Beyond the sold-out headline: what resale data really shows

By
Lucila Torlasco, Head of Marketing at menta tech
April 13, 2026

When resale is discussed in the ticketing industry, the most familiar image is often the same: a major event sells out in minutes, and tickets quickly reappear elsewhere at several times the original price.

That scenario is real, and it continues to shape how resale is perceived across the industry. But data from menta tech, a company that provides white-label, platform-native resale infrastructure for primary ticketing platforms, suggests that it does not represent the full picture of fan behaviour.

According to menta tech data, more than 69% of fans list tickets at market value or below. Of those, 48% price at market value, while 21% price below market in order to sell faster. Only 31% choose to price as high as possible.

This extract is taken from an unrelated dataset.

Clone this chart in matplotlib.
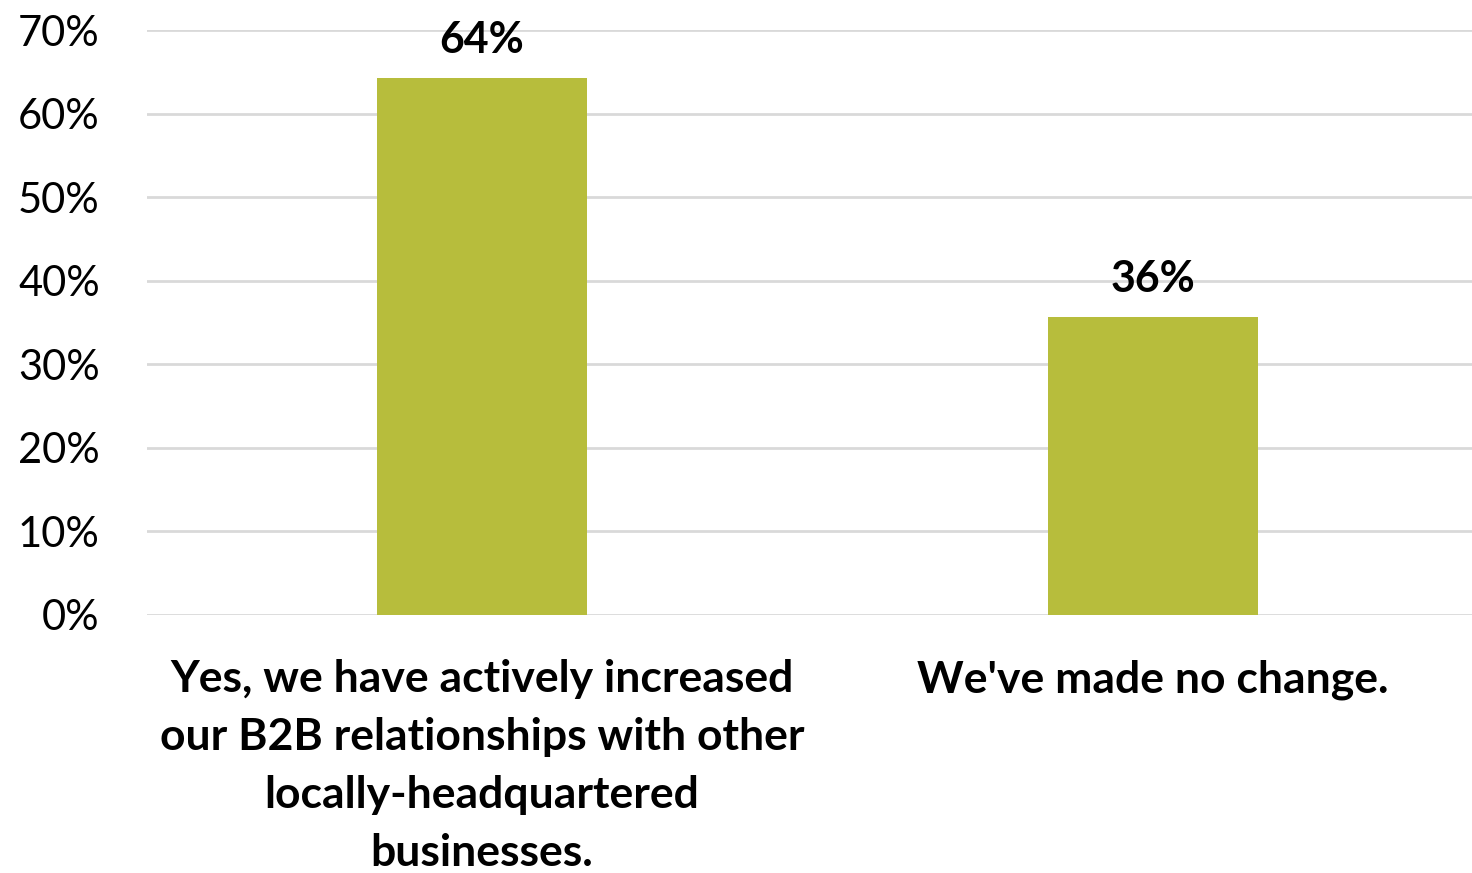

The figures suggest that a significant share of resale activity is driven less by aggressive price maximisation and more by practical intent: recovering value, reacting to a change of plans, or prioritising speed of sale over margin.

“The industry often treats resale through its most visible and most extreme cases,” says Iñaki Sanchez Lopez, Co-Founder and CEO of menta tech. “But when you look at actual behaviour, a large portion of fans are not trying to speculate. They are trying to solve a practical need. That distinction matters, because it changes how resale should be designed and governed.”

That distinction is important because it points to a broader challenge for ticketing platforms. If resale is understood only through the lens of bad actors or price spikes, the response tends to focus on restriction or externalisation. But if a meaningful share of resale is rational, time-sensitive and price-sensitive, the question becomes less about whether resale should exist and more about how it should operate.

This is where official resale becomes more relevant. For primary platforms, the value is not simply in enabling transactions, but in being able to apply rules around pricing, timing, eligibility and ticket transfers while keeping the fan experience, brand relationship and operational control inside the same ecosystem.

“Official resale only works when it is competitive with the secondary market outside the platform,” says Martin Haigh, SVP Sales & Business Development at menta tech. “That means it cannot stop at integration. It has to function in practice, scale operationally, and keep evolving through product optimisation, market intelligence, testing and automation.”

That operational layer is increasingly important. Resale is not just about listing and purchase flows. Once it involves pricing logic, transfer rules, payouts, fraud prevention, compliance and support, it starts to behave less like a standalone marketplace feature and more like part of the ticketing infrastructure itself.

This is also where specialised providers have started to play a larger role. Rather than operating separate marketplaces, infrastructure companies such as menta tech enable official, fan-to-fan resale to run natively within primary platforms, under platform-defined rules and flows.

The point is not that all resale is benign. It is that not all resale behaves the same way.

The most extreme examples will always attract the most attention. But if the industry wants to build systems that reflect how fans actually behave, then the conversation needs to move beyond the loudest headline cases and toward a more complete view of the resale market.